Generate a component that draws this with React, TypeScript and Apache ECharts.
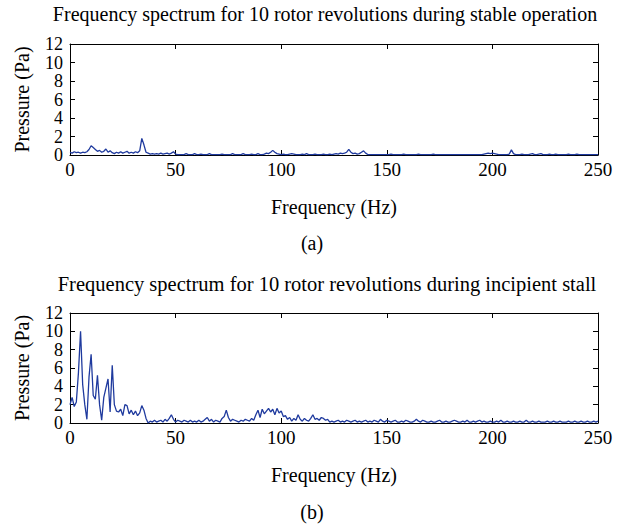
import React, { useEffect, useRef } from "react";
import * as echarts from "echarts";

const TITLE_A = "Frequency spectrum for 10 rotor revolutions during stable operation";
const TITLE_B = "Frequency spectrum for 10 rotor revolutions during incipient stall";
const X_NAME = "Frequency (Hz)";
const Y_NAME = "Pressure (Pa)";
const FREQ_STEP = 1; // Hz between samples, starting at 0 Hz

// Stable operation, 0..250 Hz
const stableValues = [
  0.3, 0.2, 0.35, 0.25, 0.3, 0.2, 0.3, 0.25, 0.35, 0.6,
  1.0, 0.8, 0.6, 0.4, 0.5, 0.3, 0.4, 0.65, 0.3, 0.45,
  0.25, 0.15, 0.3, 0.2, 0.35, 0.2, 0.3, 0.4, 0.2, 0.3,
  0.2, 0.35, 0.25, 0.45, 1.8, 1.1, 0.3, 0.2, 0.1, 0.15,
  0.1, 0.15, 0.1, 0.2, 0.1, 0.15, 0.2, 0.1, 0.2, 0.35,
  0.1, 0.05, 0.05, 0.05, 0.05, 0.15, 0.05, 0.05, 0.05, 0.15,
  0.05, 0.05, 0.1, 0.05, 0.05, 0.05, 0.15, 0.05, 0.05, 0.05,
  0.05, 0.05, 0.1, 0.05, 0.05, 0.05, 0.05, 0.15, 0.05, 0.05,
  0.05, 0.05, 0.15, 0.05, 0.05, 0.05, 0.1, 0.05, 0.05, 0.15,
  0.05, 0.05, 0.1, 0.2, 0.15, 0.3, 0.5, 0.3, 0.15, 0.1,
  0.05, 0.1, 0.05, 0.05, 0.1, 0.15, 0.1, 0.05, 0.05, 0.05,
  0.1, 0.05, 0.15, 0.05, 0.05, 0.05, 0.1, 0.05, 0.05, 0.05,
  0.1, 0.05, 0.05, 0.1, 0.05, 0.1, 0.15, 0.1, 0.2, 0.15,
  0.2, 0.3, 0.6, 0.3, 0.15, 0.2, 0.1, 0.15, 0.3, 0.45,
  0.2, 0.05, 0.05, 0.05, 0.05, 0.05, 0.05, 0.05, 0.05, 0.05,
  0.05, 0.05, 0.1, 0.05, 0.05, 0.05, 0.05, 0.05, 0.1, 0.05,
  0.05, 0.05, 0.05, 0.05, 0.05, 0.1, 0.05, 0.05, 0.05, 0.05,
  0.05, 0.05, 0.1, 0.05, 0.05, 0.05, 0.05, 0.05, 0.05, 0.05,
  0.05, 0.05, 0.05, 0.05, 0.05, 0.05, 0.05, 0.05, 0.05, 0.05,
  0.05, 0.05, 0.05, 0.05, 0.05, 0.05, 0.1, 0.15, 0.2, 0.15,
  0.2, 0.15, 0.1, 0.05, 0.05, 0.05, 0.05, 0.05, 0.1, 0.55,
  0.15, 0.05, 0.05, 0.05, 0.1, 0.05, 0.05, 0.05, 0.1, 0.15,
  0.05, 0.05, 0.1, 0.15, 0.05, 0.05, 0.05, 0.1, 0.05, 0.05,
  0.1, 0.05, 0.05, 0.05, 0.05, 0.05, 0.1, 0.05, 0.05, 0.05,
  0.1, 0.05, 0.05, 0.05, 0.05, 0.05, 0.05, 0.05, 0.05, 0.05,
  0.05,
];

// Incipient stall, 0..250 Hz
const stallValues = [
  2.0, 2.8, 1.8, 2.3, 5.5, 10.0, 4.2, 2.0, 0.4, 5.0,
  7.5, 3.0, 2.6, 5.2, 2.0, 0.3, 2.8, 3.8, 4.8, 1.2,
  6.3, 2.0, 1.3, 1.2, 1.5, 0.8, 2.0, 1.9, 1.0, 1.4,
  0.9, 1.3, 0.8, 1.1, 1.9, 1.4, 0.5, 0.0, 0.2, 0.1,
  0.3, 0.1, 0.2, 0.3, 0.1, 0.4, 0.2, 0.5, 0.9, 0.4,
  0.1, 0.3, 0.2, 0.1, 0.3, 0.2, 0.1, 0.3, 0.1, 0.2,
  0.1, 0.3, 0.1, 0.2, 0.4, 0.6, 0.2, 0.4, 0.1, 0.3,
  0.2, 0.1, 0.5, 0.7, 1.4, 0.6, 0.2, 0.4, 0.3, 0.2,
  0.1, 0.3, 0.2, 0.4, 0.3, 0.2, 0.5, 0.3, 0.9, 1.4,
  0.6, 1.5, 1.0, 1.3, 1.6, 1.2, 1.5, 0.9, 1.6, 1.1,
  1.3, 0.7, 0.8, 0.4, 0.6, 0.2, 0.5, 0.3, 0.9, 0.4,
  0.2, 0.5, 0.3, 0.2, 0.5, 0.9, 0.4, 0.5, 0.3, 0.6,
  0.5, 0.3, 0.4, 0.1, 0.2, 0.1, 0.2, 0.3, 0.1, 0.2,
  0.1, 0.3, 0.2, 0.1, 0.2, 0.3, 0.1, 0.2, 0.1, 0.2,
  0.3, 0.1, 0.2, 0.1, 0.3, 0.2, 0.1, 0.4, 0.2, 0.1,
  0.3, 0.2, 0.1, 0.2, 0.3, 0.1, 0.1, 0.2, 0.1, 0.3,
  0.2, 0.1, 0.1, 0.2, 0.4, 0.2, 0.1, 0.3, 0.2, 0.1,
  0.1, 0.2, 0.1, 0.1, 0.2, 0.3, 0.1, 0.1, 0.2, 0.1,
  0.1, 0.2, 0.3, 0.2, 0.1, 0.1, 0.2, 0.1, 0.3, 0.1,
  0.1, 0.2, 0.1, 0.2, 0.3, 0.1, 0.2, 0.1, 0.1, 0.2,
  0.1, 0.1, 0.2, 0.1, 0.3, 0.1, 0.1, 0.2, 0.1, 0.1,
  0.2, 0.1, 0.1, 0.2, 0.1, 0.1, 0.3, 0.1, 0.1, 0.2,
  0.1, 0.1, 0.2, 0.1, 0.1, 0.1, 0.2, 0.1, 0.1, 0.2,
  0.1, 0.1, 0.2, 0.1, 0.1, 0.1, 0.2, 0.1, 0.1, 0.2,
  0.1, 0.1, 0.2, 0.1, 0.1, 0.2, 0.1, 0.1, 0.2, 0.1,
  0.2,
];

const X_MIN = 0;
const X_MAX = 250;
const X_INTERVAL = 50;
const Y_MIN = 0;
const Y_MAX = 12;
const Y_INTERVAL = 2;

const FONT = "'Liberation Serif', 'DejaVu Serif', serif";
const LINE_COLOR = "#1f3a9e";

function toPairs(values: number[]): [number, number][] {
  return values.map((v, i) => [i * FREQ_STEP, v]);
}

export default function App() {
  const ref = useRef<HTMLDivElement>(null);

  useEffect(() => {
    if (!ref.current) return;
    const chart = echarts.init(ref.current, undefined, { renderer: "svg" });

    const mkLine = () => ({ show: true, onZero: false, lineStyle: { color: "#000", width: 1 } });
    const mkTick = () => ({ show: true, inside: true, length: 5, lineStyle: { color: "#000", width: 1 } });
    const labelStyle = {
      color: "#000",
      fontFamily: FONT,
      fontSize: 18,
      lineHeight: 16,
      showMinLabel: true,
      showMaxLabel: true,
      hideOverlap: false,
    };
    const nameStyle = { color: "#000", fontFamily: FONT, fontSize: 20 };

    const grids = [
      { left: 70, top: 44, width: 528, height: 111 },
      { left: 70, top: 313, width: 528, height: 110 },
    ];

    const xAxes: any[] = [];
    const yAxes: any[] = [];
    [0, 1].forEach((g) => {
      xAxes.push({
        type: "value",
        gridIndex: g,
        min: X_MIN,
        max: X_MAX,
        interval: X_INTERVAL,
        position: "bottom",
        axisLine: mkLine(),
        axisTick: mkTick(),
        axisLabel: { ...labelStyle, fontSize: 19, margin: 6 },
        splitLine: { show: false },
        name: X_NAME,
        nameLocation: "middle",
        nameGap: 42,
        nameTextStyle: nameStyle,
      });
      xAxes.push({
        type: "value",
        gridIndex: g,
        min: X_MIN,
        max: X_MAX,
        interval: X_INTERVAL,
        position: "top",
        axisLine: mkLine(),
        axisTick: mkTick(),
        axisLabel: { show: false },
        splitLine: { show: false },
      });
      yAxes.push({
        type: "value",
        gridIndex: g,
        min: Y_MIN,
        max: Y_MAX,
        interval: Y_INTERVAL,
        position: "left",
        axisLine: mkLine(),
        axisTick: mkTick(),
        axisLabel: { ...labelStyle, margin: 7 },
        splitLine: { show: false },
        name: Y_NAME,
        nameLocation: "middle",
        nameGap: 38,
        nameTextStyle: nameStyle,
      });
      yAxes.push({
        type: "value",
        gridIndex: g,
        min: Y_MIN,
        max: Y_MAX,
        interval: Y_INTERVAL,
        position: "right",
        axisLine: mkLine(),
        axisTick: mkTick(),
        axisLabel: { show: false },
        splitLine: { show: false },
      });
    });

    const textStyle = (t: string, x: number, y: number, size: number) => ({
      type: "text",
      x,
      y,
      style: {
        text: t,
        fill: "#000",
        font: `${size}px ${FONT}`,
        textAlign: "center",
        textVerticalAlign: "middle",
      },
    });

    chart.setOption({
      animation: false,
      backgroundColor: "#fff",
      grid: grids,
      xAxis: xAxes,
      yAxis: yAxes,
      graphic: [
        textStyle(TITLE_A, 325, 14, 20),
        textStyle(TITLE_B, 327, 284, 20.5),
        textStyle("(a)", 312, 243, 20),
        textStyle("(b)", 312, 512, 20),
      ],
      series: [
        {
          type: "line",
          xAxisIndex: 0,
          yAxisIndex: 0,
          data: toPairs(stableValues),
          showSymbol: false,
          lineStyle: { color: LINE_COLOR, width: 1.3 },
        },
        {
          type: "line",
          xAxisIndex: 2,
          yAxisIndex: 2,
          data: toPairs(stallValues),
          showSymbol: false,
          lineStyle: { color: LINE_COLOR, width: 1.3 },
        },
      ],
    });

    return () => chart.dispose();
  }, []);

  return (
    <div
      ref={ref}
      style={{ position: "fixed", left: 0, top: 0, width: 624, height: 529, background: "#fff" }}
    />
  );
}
######
GIVEN TASK:
List each line holding the string "React".

WRITTEN ANSWER:
Generate a component that draws this with React, TypeScript and Apache ECharts.
import React, { useEffect, useRef } from "react";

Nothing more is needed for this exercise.